This week’s post involves one of the best places on the web to get substantial savings on tons of different products and services. If you’ve never heard of Groupon, I suggest you immediately stop reading my blog, sign yourself up on Groupon’s website, and start receiving a new deal in your inbox every single day. But please don’t forget to come back and finish reading my blog. After all, no discount is worth missing the fascinating trademark tidbit I’ve got in store for you this week.
OK, now that you’re officially a member of Groupon, you have my permission to continue reading. Way back on November 5, 2007, a company by the name of Girlawhirl Incorporated filed a trademark application seeking registration of the mark GROUP-ONS for “promoting the goods and services of others by providing a website featuring coupons, rebates, price-comparison information, product reviews, links to the retail websites of others, and discount information.” The registration issued approximately a year later and claims that the mark was first used in the United States on November 30, 2007. Shortly afterward, Girlawhirl assigned all rights to the GROUP-ONS trademark to another company called The Point, Inc. On March 10, 2009, The Point filed another trademark application for GROUPON, which asserted a first use date of October 21, 2008 and was for essentially the same services as those listed in the registration for GROUP-ONS. In June 2009, The Point legally changed its corporate name to Groupon, Inc., and its application for GROUPON matured into a trademark registration in September 2009.
Here’s where it gets interesting. In between the time Groupon obtained its registration for GROUP-ONS and the date it filed its application for GROUPON, a German corporation by the name of I-Sense Software filed an application seeking to register the trademark GROUPION. I-Sense’s application was not based on use of the GROUPION mark in the United States, but rather on a foreign trademark application it filed in Germany on November 27, 2008 (which I note is after Groupon’s first use of GROUPON in October 2008 and GROUP-ONS in November 2007). Once I-Sense’s foreign trademark application for GROUPION issued to registration in the European Community, its U.S. application for GROUPION proceeded through the registration process and finally issued in July 2010. This registration was later assigned to a California company called Groupion, LLC in early 2011. If you’re curious to see what Groupion does, I encourage you to visit its website. I think you’ll agree that computer software design and development for businesses has pretty much nothing to do with offering a $25 gift certificate to my favorite local Chinese buffet for the amazing price of only $10.

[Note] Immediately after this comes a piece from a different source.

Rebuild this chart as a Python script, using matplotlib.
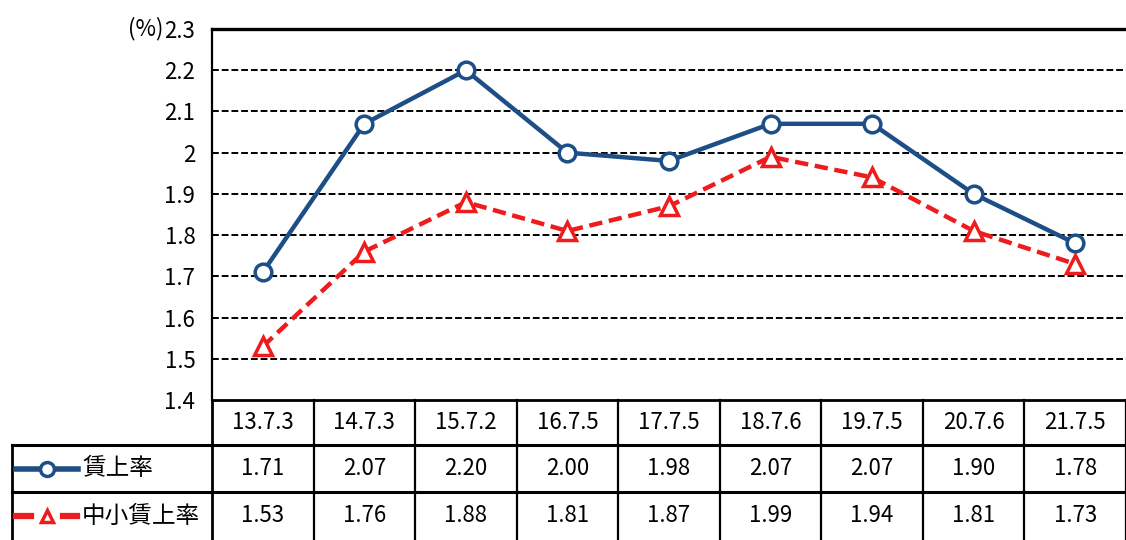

Well, Groupion apparently holds a different opinion than yours truly because on February 23, Groupion instituted a cancellation proceeding against Groupon’s registration for GROUPON on the basis of priority and likelihood of confusion. Groupion alleges in its petition for cancellation that it has been using GROUPION in the United States in connection with its computer software products and services since May 2007 (which would precede Groupon’s use of both GROUP-ONS and GROUPON). Of course, I don’t have any of Groupion’s evidence in front of me, but I do think it’s quite sketchy that Groupion is now asserting May 2007 as its first use date in the United States when it chose to rely on its foreign trademark application filed in Germany in November 2008 as the sole basis for its U.S. registration. I mean, if Groupion actually had use of its mark in the United States at the time it filed its U.S. application, it wouldn’t have had any compelling reason to rely on its foreign application in the first place. But, even assuming that Groupion can prove priority, I find its likelihood of confusion allegation laughable. Although GROUPION and GROUPON admittedly look and sound very similar, the services with which they are used appear to be wildly different. Seriously, it’s not like someone who is familiar with Groupion’s computer software solutions is going to purchase ten pilates sessions for the cost of five thinking that he was dealing with the same company. Absolutely ridiculous.
But that’s not all. I suspect that Groupion knows that it’s claims of priority and likelihood of confusion are complete bunk since it also alleged in its petition for cancellation that Groupon committed fraud on the Trademark Office. To make a long story short, Groupion is basically arguing that Groupon did not have any use of its GROUPON mark in interstate commerce on October 21, 2008 (which is the date listed in Groupon’s registration) and, therefore, was never entitled to registration of its mark. Groupion alleges that Groupon had only made use of the GROUPON mark solely within the City of Chicago in association with discounts on pizza. Again, I haven’t seen any evidence on this issue, but my gut feeling is that none of this adds up quite right.
Oh, and a day after Groupion filed the cancellation proceeding, it instituted a trademark infringement lawsuit against Groupon in the United States District Court for the Northern District of California. So, the cancellation proceeding will probably now be suspended pending the disposition of the civil court action.
So, I urge everyone to buy lots and lots of deals from Groupon in order to help Groupon pay for the costs of defending this nonsense. As far as I’m concerned, the deal is on!